→ Exercise instructions
Write out the opening lines of the data word for word, up to and including the line with "(508.3,267.3) rectangle (513.3,270);", and leave every picture and every later line out.

→ Data excerpt
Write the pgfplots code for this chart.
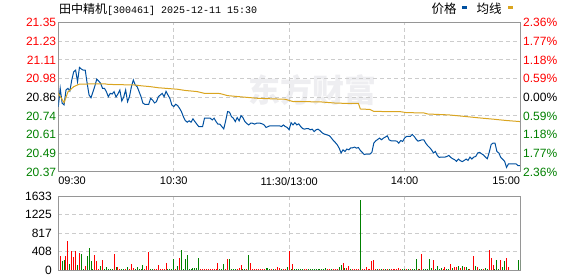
\documentclass[border=0pt]{standalone}
\usepackage{pgfplots}
\pgfplotsset{compat=1.18}
\usepackage{fontspec}
\setmainfont{Liberation Sans}
\newfontfamily\cjk{Noto Sans CJK SC}
\newfontfamily\mono{Liberation Mono}
\definecolor{upred}{RGB}{255,0,0}
\definecolor{dngreen}{RGB}{0,128,0}
\definecolor{priceblue}{RGB}{0,80,160}
\definecolor{avggold}{RGB}{218,165,32}
\definecolor{framegray}{RGB}{150,150,150}
\definecolor{gridgray}{RGB}{204,204,204}
\definecolor{wmgray}{RGB}{238,238,241}
\begin{document}
\begin{tikzpicture}[x=1pt,y=1pt]
\useasboundingbox (0,0) rectangle (578,276);
% watermark
\node[text=wmgray, inner sep=0, font={\fontsize{32}{34}\selectfont\cjk\bfseries}] at (312,186) {东方财富};
% title
\node[anchor=west, inner sep=0] at (59,267) {\fontsize{12}{14}\selectfont\cjk 田中精机\mono\fontsize{10}{12}\selectfont[300461] 2025-12-11 15:30};
% legend
\node[anchor=west, inner sep=0] at (431.5,267.5) {\fontsize{12.5}{14}\selectfont\cjk 价格};
\fill[priceblue] (462.3,267.3) rectangle (467.3,270);
\node[anchor=west, inner sep=0] at (476.5,267.5) {\fontsize{12.5}{14}\selectfont\cjk 均线};
\fill[avggold] (508.3,267.3) rectangle (513.3,270);

\pgfplotsset{
  panel/.style={
    scale only axis, anchor=south west, width=461.7pt,
    xmin=0, xmax=240,
    axis line style={draw=framegray, line width=1pt},
    major tick length=0pt,
    xtick style={draw=none}, ytick style={draw=none},
    grid=major,
    grid style={draw=gridgray, line width=1pt, dash pattern=on 4pt off 3pt},
    tick label style={font=\fontsize{12}{14}\selectfont},
  }
}
% price panel
\begin{axis}[panel, at={(58.3pt,104pt)}, height=149.4pt,
  ymin=20.3677, ymax=21.3523,
  xtick={0,60,120,180,240},
  xticklabels={\makebox[0pt][l]{09:30},10:30,11:30/13:00,14:00,\makebox[0pt][r]{15:00}},
  xticklabel style={font=\fontsize{11}{13}\selectfont, inner sep=0pt, anchor=north, yshift=-5pt},
  ytick={20.3677,20.4908,20.6139,20.737,20.86,20.983,21.106,21.229,21.3523},
  yticklabels={\textcolor{dngreen}{20.37},\textcolor{dngreen}{20.49},\textcolor{dngreen}{20.61},\textcolor{dngreen}{20.74},20.86,\textcolor{upred}{20.98},\textcolor{upred}{21.11},\textcolor{upred}{21.23},\textcolor{upred}{21.35}},
  yticklabel style={inner sep=0pt, anchor=east, xshift=-2pt},
]
\addplot[priceblue, line width=1pt, mark=none] coordinates {
(0,20.798) (1,20.919) (2,20.821) (3,20.810) (4,20.908) (5,20.919) (6,20.901) (7,20.974) (8,21.028) (9,21.039) (10,20.962) (11,21.057) (12,21.046) (13,21.039) (14,21.039) (15,20.952) (16,20.875) (17,20.857) (18,20.895) (19,20.934) (20,20.980) (21,20.967) (22,20.952) (23,20.919) (24,20.919) (25,20.897) (26,20.864) (27,20.886) (28,20.882) (29,20.897) (30,20.862) (31,20.882) (32,20.908) (33,20.836) (34,20.862) (35,20.908) (36,20.831) (37,20.864) (38,20.930) (39,20.974) (40,20.941) (41,20.930) (42,20.897) (43,20.864) (44,20.821) (45,20.814) (46,20.814) (47,20.814) (48,20.853) (49,20.842) (50,20.823) (51,20.831) (52,20.864) (53,20.875) (54,20.886) (55,20.864) (56,20.899) (57,20.875) (58,20.853) (59,20.810) (60,20.798) (61,20.814) (62,20.806) (63,20.788) (64,20.766) (65,20.733) (66,20.707) (67,20.696) (68,20.705) (69,20.696) (70,20.718) (71,20.700) (72,20.683) (73,20.667) (74,20.667) (75,20.667) (76,20.722) (77,20.722) (78,20.722) (79,20.722) (80,20.711) (81,20.722) (82,20.700) (83,20.683) (84,20.683) (85,20.667) (86,20.652) (87,20.705) (88,20.766) (89,20.762) (90,20.733) (91,20.722) (92,20.700) (93,20.726) (94,20.705) (95,20.739) (96,20.726) (97,20.700) (98,20.687) (99,20.678) (100,20.689) (101,20.689) (102,20.683) (103,20.689) (104,20.689) (105,20.689) (106,20.685) (107,20.678) (108,20.661) (109,20.667) (110,20.672) (111,20.672) (112,20.672) (113,20.672) (114,20.672) (115,20.672) (116,20.667) (117,20.678) (118,20.667) (119,20.661) (120,20.646) (121,20.693) (122,20.678) (123,20.693) (124,20.678) (125,20.685) (126,20.667) (127,20.654) (128,20.650) (129,20.654) (130,20.654) (131,20.646) (132,20.650) (133,20.634) (134,20.646) (135,20.650) (136,20.641) (137,20.628) (138,20.619) (139,20.615) (140,20.611) (141,20.606) (142,20.591) (143,20.575) (144,20.562) (145,20.547) (146,20.525) (147,20.493) (148,20.514) (149,20.503) (150,20.519) (151,20.514) (152,20.527) (153,20.527) (154,20.532) (155,20.525) (156,20.529) (157,20.510) (158,20.497) (159,20.483) (160,20.486) (161,20.486) (162,20.486) (163,20.497) (164,20.558) (165,20.573) (166,20.582) (167,20.591) (168,20.580) (169,20.591) (170,20.598) (171,20.606) (172,20.580) (173,20.573) (174,20.573) (175,20.573) (176,20.571) (177,20.558) (178,20.575) (179,20.569) (180,20.591) (181,20.602) (182,20.602) (183,20.602) (184,20.615) (185,20.602) (186,20.584) (187,20.571) (188,20.575) (189,20.580) (190,20.580) (191,20.558) (192,20.541) (193,20.529) (194,20.514) (195,20.493) (196,20.503) (197,20.477) (198,20.464) (199,20.466) (200,20.466) (201,20.466) (202,20.470) (203,20.477) (204,20.464) (205,20.455) (206,20.449) (207,20.438) (208,20.453) (209,20.442) (210,20.436) (211,20.444) (212,20.453) (213,20.444) (214,20.466) (215,20.453) (216,20.466) (217,20.470) (218,20.493) (219,20.497) (220,20.488) (221,20.480) (222,20.466) (223,20.455) (224,20.497) (225,20.549) (226,20.558) (227,20.558) (228,20.503) (229,20.493) (230,20.464) (231,20.451) (232,20.438) (233,20.398) (234,20.421) (235,20.421) (236,20.421) (237,20.421) (238,20.421) (239,20.409) (240,20.409)
};
\addplot[avggold, line width=1pt, mark=none] coordinates {
(0,20.886) (3,20.825) (5,20.895) (8,20.930) (11,20.947) (24,20.949) (26,20.945) (40,20.941) (43,20.936) (48,20.930) (52,20.923) (56,20.919) (62,20.913) (66,20.905) (72,20.898) (76,20.886) (84,20.885) (88,20.871) (94,20.864) (104,20.853) (118,20.847) (122,20.832) (136,20.830) (145,20.821) (156,20.820) (157,20.783) (162,20.780) (164,20.767) (178,20.765) (181,20.759) (190,20.757) (192,20.750) (203,20.744) (212,20.733) (219,20.724) (226,20.716) (233,20.707) (240,20.700)
};
\end{axis}
% right percentage axis
\begin{axis}[scale only axis, anchor=south west, at={(58.3pt,104pt)}, width=461.7pt, height=149.4pt,
  xmin=0, xmax=240, ymin=20.3677, ymax=21.3523,
  axis x line=none, axis y line*=right,
  axis line style={draw=framegray, line width=1pt},
  major tick length=0pt, ytick style={draw=none},
  ytick={20.3677,20.4908,20.6139,20.737,20.86,20.983,21.106,21.229,21.3523},
  yticklabels={\textcolor{dngreen}{2.36\%},\textcolor{dngreen}{1.77\%},\textcolor{dngreen}{1.18\%},\textcolor{dngreen}{0.59\%},0.00\%,\textcolor{upred}{0.59\%},\textcolor{upred}{1.18\%},\textcolor{upred}{1.77\%},\textcolor{upred}{2.36\%}},
  yticklabel style={font=\fontsize{12}{14}\selectfont, inner sep=0pt, anchor=west, xshift=3pt},
]
\end{axis}
% volume panel
\begin{axis}[panel, at={(58.3pt,6pt)}, height=73.7pt,
  ymin=0, ymax=1633,
  xtick={0,60,120,180,240}, xticklabels={},
  ytick={0,408,817,1225,1633},
  yticklabels={0,408,817,1225,1633},
  yticklabel style={inner sep=0pt, anchor=east, xshift=-6.3pt},
]
\addplot[ycomb, upred, line width=1pt, mark=none] coordinates {
(1,302) (4,302) (5,643) (7,416) (8,280) (9,416) (11,370) (14,98) (19,325) (20,189) (21,30) (23,212) (29,348) (31,75) (32,30) (35,30) (37,30) (38,144) (39,50) (45,30) (46,98) (47,393) (50,30) (51,30) (52,121) (53,30) (54,30) (55,30) (56,166) (61,30) (63,257) (74,30) (75,30) (76,30) (77,30) (78,30) (79,30) (80,30) (81,30) (82,30) (83,166) (87,30) (88,234) (93,30) (94,50) (95,121) (98,30) (100,166) (101,30) (102,30) (103,30) (104,30) (105,30) (106,30) (107,30) (111,30) (113,30) (114,75) (115,50) (117,30) (118,30) (120,416)
(122,144) (128,30) (129,30) (140,30) (141,30) (143,30) (144,30) (145,30) (148,166) (150,50) (151,98) (153,30) (154,30) (155,30) (156,30) (158,30) (159,30) (160,75) (161,30) (162,30) (163,189) (164,212) (165,30) (167,30) (169,30) (171,30) (173,30) (174,30) (175,30) (176,30) (177,50) (178,30) (181,30) (183,30) (187,30) (189,348) (195,212) (200,30) (201,75) (204,144) (206,75) (207,75) (209,50) (211,75) (214,30) (216,302) (218,75) (221,30) (224,438) (225,257) (226,121) (230,212) (233,257) (234,75)
};
\addplot[ycomb, dngreen, line width=1pt, mark=none] coordinates {
(2,189) (3,212) (6,144) (10,121) (12,348) (13,30) (15,302) (16,484) (17,189) (18,30) (22,98) (24,30) (25,75) (26,30) (27,30) (28,30) (30,60) (33,30) (34,30) (36,75) (40,30) (41,75) (42,30) (43,30) (44,121) (48,30) (49,30) (57,30) (58,30) (59,30) (60,234) (62,98) (64,438) (65,30) (66,234) (67,325) (68,30) (69,30) (70,45) (71,45) (72,45) (73,257) (84,30) (85,30) (86,144) (89,234) (90,30) (91,30) (92,30) (96,30) (97,30) (99,325) (108,50) (109,50) (110,30) (112,30) (116,30) (119,75)
(121,30) (123,30) (124,30) (125,30) (126,30) (127,30) (130,30) (131,30) (132,30) (133,30) (134,30) (135,30) (136,30) (137,30) (138,30) (139,50) (142,30) (146,75) (147,121) (149,50) (152,30) (157,1545) (166,30) (168,30) (170,30) (172,30) (179,30) (180,30) (182,30) (184,30) (185,30) (186,234) (188,30) (190,30) (191,30) (192,30) (193,234) (194,50) (196,30) (197,98) (198,30) (199,50) (202,30) (203,30) (205,50) (208,98) (210,98) (212,75) (213,30) (217,98) (219,30) (220,30) (222,50) (223,30) (227,30) (228,212) (229,30) (231,75) (232,189) (239,212) (240,230)
};
\end{axis}
\end{tikzpicture}
\end{document}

→ Result of the task
Write the pgfplots code for this chart.
\documentclass[border=0pt]{standalone}
\usepackage{pgfplots}
\pgfplotsset{compat=1.18}
\usepackage{fontspec}
\setmainfont{Liberation Sans}
\newfontfamily\cjk{Noto Sans CJK SC}
\newfontfamily\mono{Liberation Mono}
\definecolor{upred}{RGB}{255,0,0}
\definecolor{dngreen}{RGB}{0,128,0}
\definecolor{priceblue}{RGB}{0,80,160}
\definecolor{avggold}{RGB}{218,165,32}
\definecolor{framegray}{RGB}{150,150,150}
\definecolor{gridgray}{RGB}{204,204,204}
\definecolor{wmgray}{RGB}{238,238,241}
\begin{document}
\begin{tikzpicture}[x=1pt,y=1pt]
\useasboundingbox (0,0) rectangle (578,276);
% watermark
\node[text=wmgray, inner sep=0, font={\fontsize{32}{34}\selectfont\cjk\bfseries}] at (312,186) {东方财富};
% title
\node[anchor=west, inner sep=0] at (59,267) {\fontsize{12}{14}\selectfont\cjk 田中精机\mono\fontsize{10}{12}\selectfont[300461] 2025-12-11 15:30};
% legend
\node[anchor=west, inner sep=0] at (431.5,267.5) {\fontsize{12.5}{14}\selectfont\cjk 价格};
\fill[priceblue] (462.3,267.3) rectangle (467.3,270);
\node[anchor=west, inner sep=0] at (476.5,267.5) {\fontsize{12.5}{14}\selectfont\cjk 均线};
\fill[avggold] (508.3,267.3) rectangle (513.3,270);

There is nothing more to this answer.